Na Carta Capital – A ocupação ilegal de terras no Brasil é mais regra do que exceção. Numerosos estudos mostram que desde a criação legal da propriedade privada da terra, em 1850, até os dias de hoje persiste a indisciplina na documentação de registros o que tem permitido, por décadas, a apropriação privada de terras devolutas ou públicas.
A imprecisão nos limites de propriedades acontecem até mesmo em grandes metrópoles como São Paulo. Várias escrituras sobre o mesmo pedaço de terra e deslocamento espacial da “propriedade registrada” são exemplos evidenciados em extensa bibliografia e arquivos oficiais.
Até hoje, 68 anos após promulgada a lei de terras, o Patrimônio da União não está devidamente cadastrado, em que pese uma sucessão histórica de leis e decretos com essa finalidade.
Propriedade da terra e poder político/econômico e social dos homens brancos sempre andaram juntos. Apesar da abundância de terras no Brasil, as camadas populares, em especial os negros, após a libertação dos escravos, nunca tiveram acesso regular a ela.

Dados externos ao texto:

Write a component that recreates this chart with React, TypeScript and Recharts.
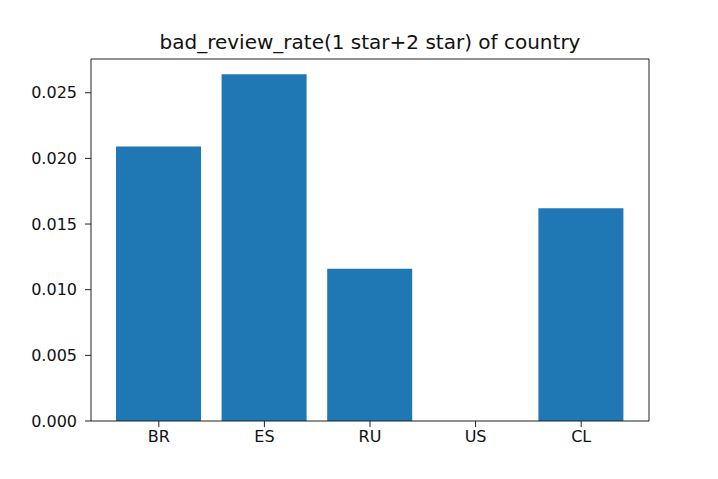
import { BarChart, Bar, XAxis, YAxis } from 'recharts'

const countries = ['BR', 'ES', 'RU', 'US', 'CL']
const badReviewRate = [0.0209, 0.0264, 0.0116, 0, 0.0162]
const yTicks = [0, 0.005, 0.01, 0.015, 0.02, 0.025]

const data = countries.map((country, i) => ({ country, rate: badReviewRate[i] }))

const axisColor = '#222'
const font = '"DejaVu Sans", sans-serif'

export default function App() {
  return (
    <div style={{ position: 'fixed', left: 0, top: 0, width: 718, height: 479, background: '#fff' }}>
      <div
        style={{
          position: 'absolute',
          left: 91,
          width: 558,
          top: 30,
          textAlign: 'center',
          fontFamily: font,
          fontSize: 20,
          color: '#111',
          lineHeight: '24px',
        }}
      >
        bad_review_rate(1 star+2 star) of country
      </div>
      <BarChart
        width={718}
        height={479}
        data={data}
        margin={{ top: 58, right: 68, bottom: 0, left: 0 }}
      >
        <XAxis
          dataKey="country"
          padding={{ left: 15, right: 15 }}
          stroke={axisColor}
          tickSize={6}
          tickMargin={4}
          tick={{ fill: '#111', fontSize: 16, fontFamily: font }}
          height={58}
        />
        <XAxis xAxisId="top" orientation="top" dataKey="country" height={1} tick={false} tickLine={false} stroke={axisColor} />
        <YAxis
          domain={[0, 0.02757]}
          ticks={yTicks}
          tickFormatter={(v: number) => v.toFixed(3)}
          stroke={axisColor}
          tickSize={6}
          tickMargin={8}
          width={91}
          tick={{ fill: '#111', fontSize: 16, fontFamily: font }}
          allowDataOverflow
        />
        <YAxis yAxisId="right" orientation="right" width={1} tick={false} tickLine={false} stroke={axisColor} />
        <Bar dataKey="rate" fill="#1f77b4" barSize={85} isAnimationActive={false} />
      </BarChart>
    </div>
  )
}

O Brasil se urbanizou e se industrializou durante o século XX. Nas cidades, nem Estado nem mercado responderam às necessidades de assentamento residencial e urbano de uma população que passou de 17,4 milhões em 1900 para 190,7 milhões em 2010.
Nossas metrópoles são constituídas de domicílios ilegais, devido à ilegalidade fundiária, numa proporção que varia entre 60% das moradias (no Norte e Nordeste) a 17% (no Sul).
Em contraste com essa realidade, o Brasil tem um arcabouço legal, relativo ao espaço urbano e ambiental, que está entre os mais avançados do mundo. Este arcabouço, muito frequentemente, é desconhecido pelos governos, legislativos e judiciários. Aliás, não é matéria obrigatória nas Faculdades de Direito.
Apenas o desconhecimento da realidade urbana brasileira permite apontar o MTST ou demais movimentos sociais demandantes de moradia como os grandes vilões de um processo secular, contínuo, surdo, predatório de ocupação do solo sem lei ou sem Estado.
Na busca de um lugar para morar, condição indispensável para a vida humana, e sem qualquer alternativa legal, grande parte da população ocupa áreas ambientalmente frágeis: APPs (Áreas de Proteção Permanente), APAs (Áreas de Proteção Ambiental), APMs (Áreas de Proteção de Mananciais.
Na Área de Proteção dos Mananciais, no sul da metrópole paulistana, moram mais de 1 milhão de habitantes, contrariando a lei que pretende preservar a água que a cidade consome. Sem alternativas, são constrangidos a ocupar.
Há ainda as áreas onde vige um Estado paralelo. As milícias dominam a produção de loteamentos e moradias, a distribuição do gás, a distribuição da água, o transporte de massa por meio de vans, tudo ilegalmente, em vastas áreas da metrópole do Rio de Janeiro.
Os imóveis ociosos, ocupados por movimentos organizados, constituem uma espécie de ponta do iceberg, ponta esta que anuncia o tamanho do problema que permanece invisível. Em muitos casos prestam até mesmo um serviço público, como o das mulheres fortes e dignas que administram ocupações que fornecem abrigo e serviços (segurança, portaria, água, eletricidade, creche) a preços acessíveis.
Alguns documentários premiados, como o “Era Hotel Cambridge”, mostram essas ocupações em edifícios antes ociosos (que, nessa condição, contrariam a função social da propriedade prevista na Constituição Federal, na lei Federal Estatuto da Cidade e nos Planos Diretores) no Centro da cidade de São Paulo.
Apesar do significativo investimento do Minha Casa, Minha Vida entre 2009 e 2015 e a construção de mais de 4 milhões de moradias, o déficit habitacional cresceu no período.
Devido à falta de regulação das terras urbanas e do mercado imobiliário, o preço da moradia e dos aluguéis cresceram muito nesse período.
Em São Paulo, o preço do metro quadrado dos imóveis subiu 225%. No Rio de Janeiro, a alta foi de 260%, segundo a FIPE ZAP, o que nos permite constatar um verdadeiro ataque especulativo nas cidades.
O acesso à moradia formal está mais difícil hoje, agravado pelo desemprego e o baixo crescimento da economia.
Enfrentar a anarquia fundiária presentes do campo e nas cidades do Brasil exige muito mais coragem e esforço do que simplesmente culpar as vítimas. Conhecer melhor as cidades e aplicar a legislação urbanística seria um bom começo.